:: What needs to be done ::
Transcribe the listing verbatim. Do not carry over any pictures.

-=-=-

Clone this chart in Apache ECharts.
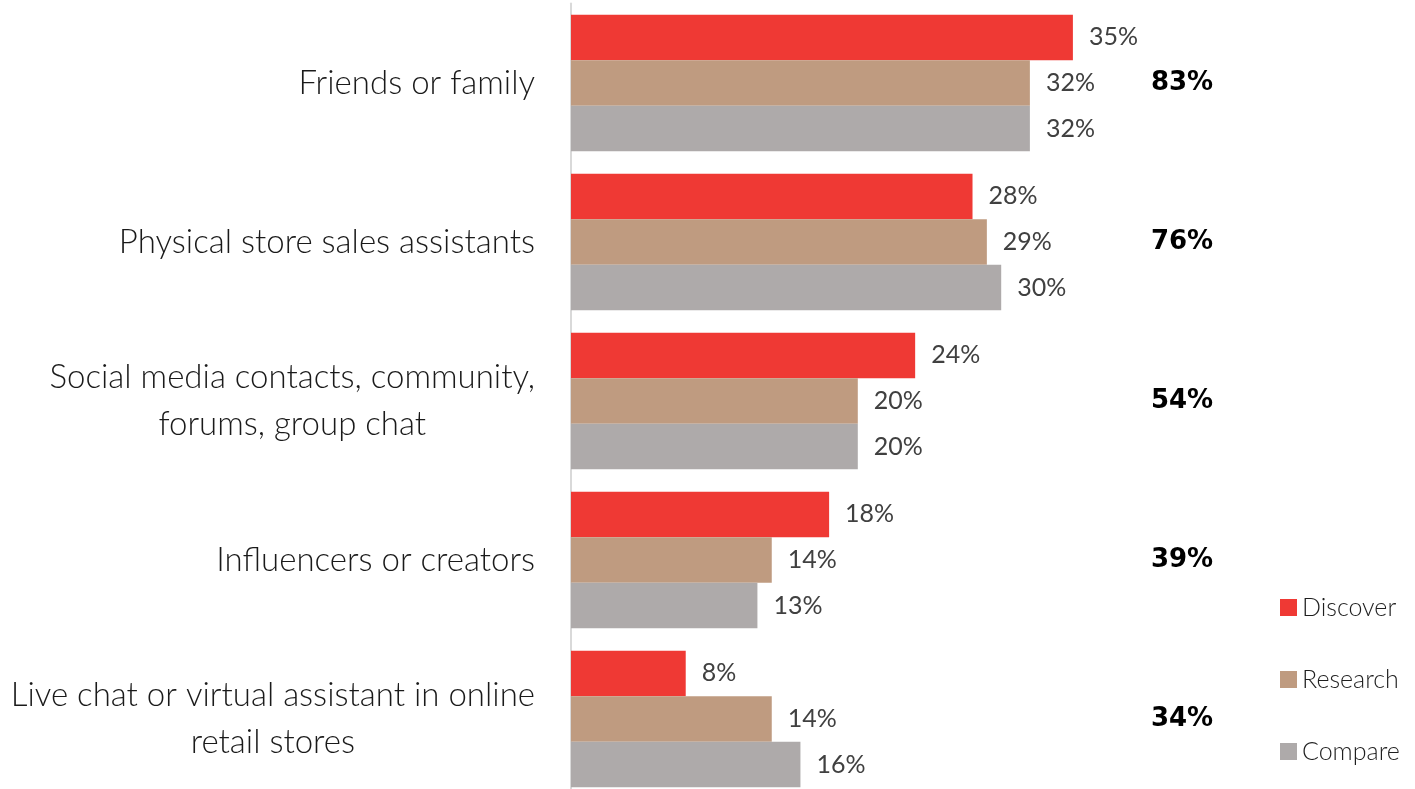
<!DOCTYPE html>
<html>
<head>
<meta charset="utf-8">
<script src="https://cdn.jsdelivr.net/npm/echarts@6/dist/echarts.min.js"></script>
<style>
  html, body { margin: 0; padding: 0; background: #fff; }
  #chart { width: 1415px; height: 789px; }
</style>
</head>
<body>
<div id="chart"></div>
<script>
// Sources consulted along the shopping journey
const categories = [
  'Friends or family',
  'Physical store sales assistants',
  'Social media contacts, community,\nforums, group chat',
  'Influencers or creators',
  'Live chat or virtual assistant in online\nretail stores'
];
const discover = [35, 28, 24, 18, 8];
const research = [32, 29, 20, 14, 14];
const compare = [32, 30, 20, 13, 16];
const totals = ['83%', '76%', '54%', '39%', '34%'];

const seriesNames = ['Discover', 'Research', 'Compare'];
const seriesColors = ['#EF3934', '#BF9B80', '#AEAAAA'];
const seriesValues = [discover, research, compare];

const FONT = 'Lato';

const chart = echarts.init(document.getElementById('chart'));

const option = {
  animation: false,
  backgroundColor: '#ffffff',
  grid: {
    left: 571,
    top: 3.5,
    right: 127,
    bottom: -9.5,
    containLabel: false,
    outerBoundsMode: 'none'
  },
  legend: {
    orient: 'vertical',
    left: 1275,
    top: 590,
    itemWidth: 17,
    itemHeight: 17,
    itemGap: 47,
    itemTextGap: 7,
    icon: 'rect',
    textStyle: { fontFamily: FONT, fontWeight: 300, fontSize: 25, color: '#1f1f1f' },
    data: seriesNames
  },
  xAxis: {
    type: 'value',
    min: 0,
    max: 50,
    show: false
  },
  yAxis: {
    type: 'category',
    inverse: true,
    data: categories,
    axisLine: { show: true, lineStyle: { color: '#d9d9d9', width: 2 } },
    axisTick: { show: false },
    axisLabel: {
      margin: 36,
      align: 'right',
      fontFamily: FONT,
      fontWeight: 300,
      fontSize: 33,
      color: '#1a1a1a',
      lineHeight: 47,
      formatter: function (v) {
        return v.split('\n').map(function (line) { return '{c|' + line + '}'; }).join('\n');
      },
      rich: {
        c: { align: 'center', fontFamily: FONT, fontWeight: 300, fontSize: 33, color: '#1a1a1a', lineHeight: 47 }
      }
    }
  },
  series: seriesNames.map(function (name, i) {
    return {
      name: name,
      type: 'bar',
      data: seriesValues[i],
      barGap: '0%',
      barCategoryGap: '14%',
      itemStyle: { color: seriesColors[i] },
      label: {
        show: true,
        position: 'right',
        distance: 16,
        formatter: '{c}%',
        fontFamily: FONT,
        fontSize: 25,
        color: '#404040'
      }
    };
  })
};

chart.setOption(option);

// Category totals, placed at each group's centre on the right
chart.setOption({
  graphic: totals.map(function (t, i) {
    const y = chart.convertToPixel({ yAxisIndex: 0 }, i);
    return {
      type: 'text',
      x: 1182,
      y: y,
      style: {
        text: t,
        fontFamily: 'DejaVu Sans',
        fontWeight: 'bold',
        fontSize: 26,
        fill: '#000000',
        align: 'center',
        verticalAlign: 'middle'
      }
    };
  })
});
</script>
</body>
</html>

-=-=-

:: Complete answer ::
Clone this chart in Apache ECharts.
<!DOCTYPE html>
<html>
<head>
<meta charset="utf-8">
<script src="https://cdn.jsdelivr.net/npm/echarts@6/dist/echarts.min.js"></script>
<style>
  html, body { margin: 0; padding: 0; background: #fff; }
  #chart { width: 1415px; height: 789px; }
</style>
</head>
<body>
<div id="chart"></div>
<script>
// Sources consulted along the shopping journey
const categories = [
  'Friends or family',
  'Physical store sales assistants',
  'Social media contacts, community,\nforums, group chat',
  'Influencers or creators',
  'Live chat or virtual assistant in online\nretail stores'
];
const discover = [35, 28, 24, 18, 8];
const research = [32, 29, 20, 14, 14];
const compare = [32, 30, 20, 13, 16];
const totals = ['83%', '76%', '54%', '39%', '34%'];

const seriesNames = ['Discover', 'Research', 'Compare'];
const seriesColors = ['#EF3934', '#BF9B80', '#AEAAAA'];
const seriesValues = [discover, research, compare];

const FONT = 'Lato';

const chart = echarts.init(document.getElementById('chart'));

const option = {
  animation: false,
  backgroundColor: '#ffffff',
  grid: {
    left: 571,
    top: 3.5,
    right: 127,
    bottom: -9.5,
    containLabel: false,
    outerBoundsMode: 'none'
  },
  legend: {
    orient: 'vertical',
    left: 1275,
    top: 590,
    itemWidth: 17,
    itemHeight: 17,
    itemGap: 47,
    itemTextGap: 7,
    icon: 'rect',
    textStyle: { fontFamily: FONT, fontWeight: 300, fontSize: 25, color: '#1f1f1f' },
    data: seriesNames
  },
  xAxis: {
    type: 'value',
    min: 0,
    max: 50,
    show: false
  },
  yAxis: {
    type: 'category',
    inverse: true,
    data: categories,
    axisLine: { show: true, lineStyle: { color: '#d9d9d9', width: 2 } },
    axisTick: { show: false },
    axisLabel: {
      margin: 36,
      align: 'right',
      fontFamily: FONT,
      fontWeight: 300,
      fontSize: 33,
      color: '#1a1a1a',
      lineHeight: 47,
      formatter: function (v) {
        return v.split('\n').map(function (line) { return '{c|' + line + '}'; }).join('\n');
      },
      rich: {
        c: { align: 'center', fontFamily: FONT, fontWeight: 300, fontSize: 33, color: '#1a1a1a', lineHeight: 47 }
      }
    }
  },
  series: seriesNames.map(function (name, i) {
    return {
      name: name,
      type: 'bar',
      data: seriesValues[i],
      barGap: '0%',
      barCategoryGap: '14%',
      itemStyle: { color: seriesColors[i] },
      label: {
        show: true,
        position: 'right',
        distance: 16,
        formatter: '{c}%',
        fontFamily: FONT,
        fontSize: 25,
        color: '#404040'
      }
    };
  })
};

chart.setOption(option);

// Category totals, placed at each group's centre on the right
chart.setOption({
  graphic: totals.map(function (t, i) {
    const y = chart.convertToPixel({ yAxisIndex: 0 }, i);
    return {
      type: 'text',
      x: 1182,
      y: y,
      style: {
        text: t,
        fontFamily: 'DejaVu Sans',
        fontWeight: 'bold',
        fontSize: 26,
        fill: '#000000',
        align: 'center',
        verticalAlign: 'middle'
      }
    };
  })
});
</script>
</body>
</html>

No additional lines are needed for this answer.